A number of those in the crowd were impressed, and began to give credence to what Barnabas and his fellow witnesses related.  But then a group of philosophically-minded onlookers challenged Barnabas.  They  “began to laugh at the man, and to flout him, and to throw out for him the grappling-hooks of syllogisms, like strong arms.”  Why do tiny gnats have six legs and a pair of wings, while the much larger elephant has only four legs and no wings at all?  But Barnabas declined to enter into their silly objections.  “We have it in charge,” he said, “to declare to you the words and the wondrous works of Him who hath sent us, and to confirm the truth of what we speak, not by artfully devised arguments, but by witnesses produced from amongst yourselves.”

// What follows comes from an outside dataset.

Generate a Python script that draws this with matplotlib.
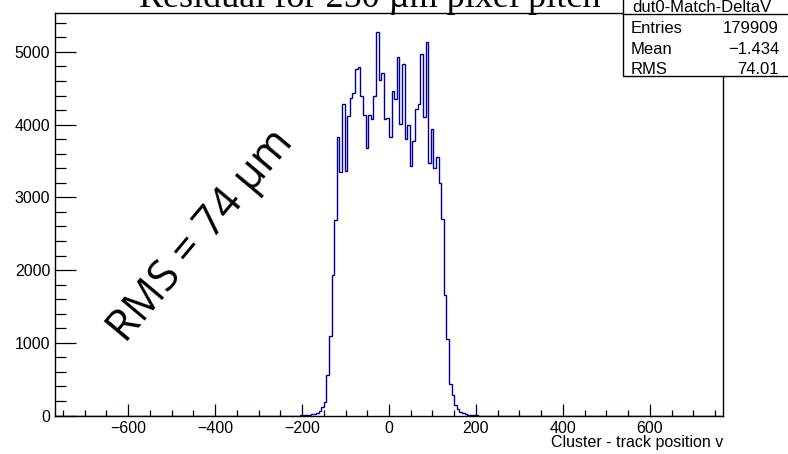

The crowd now mocked him, saying that he was a barbarian—that is, a foreigner, presumably with a funny accent—and a madman.  At this, though, Clement could remain silent no longer.  “Most righteously does Almighty God hide His will from you,” Clement cried out, “whom He foresaw to be unworthy of the knowledge of Himself, as is manifest to those who are really wise, from what you are now doing.  For when you see that preachers of the will of God have come amongst you, because their speech makes no show of knowledge of the grammatical art, but in simple and unpolished language they set before you the divine commands, so that all who hear may be able to follow and to understand the things that are spoken, you deride the ministers and messengers of your salvation, not knowing that it is the condemnation of you who think yourselves skillful and eloquent, that rustic and barbarous men have the knowledge of the truth; whereas, when it has come to you, it is not even received as a guest. . . .  Thus you are convicted of not being friends of truth and philosophers [i.e., lovers of wisdom], but followers of boasting and vain speakers.  Ye think that truth dwells not in simple, but in ingenious and subtle words, and produce countless thousands of words which are not to be rated at the worth of one word.  What, then, do ye think will become of you, all ye crowd of Greeks, if there is to be, as he says, a judgment of God?”

 

The account occurs at Recognitions of Clement I.1-9.  Hugh Nibley summarizes it in The World and the Prophets, edited by John W. Welch, Gary P. Gillum, and Don E. Norton (Salt Lake City: Deseret Book and FARMS, 1987), 34-38.  I use the translation of Thomas Smith, as featured in Alexander Roberts and James Donaldson, eds., Ante-Nicene Fathers, vol. 8 (Peabody, MA: Hendrickson, 1994), 77-79.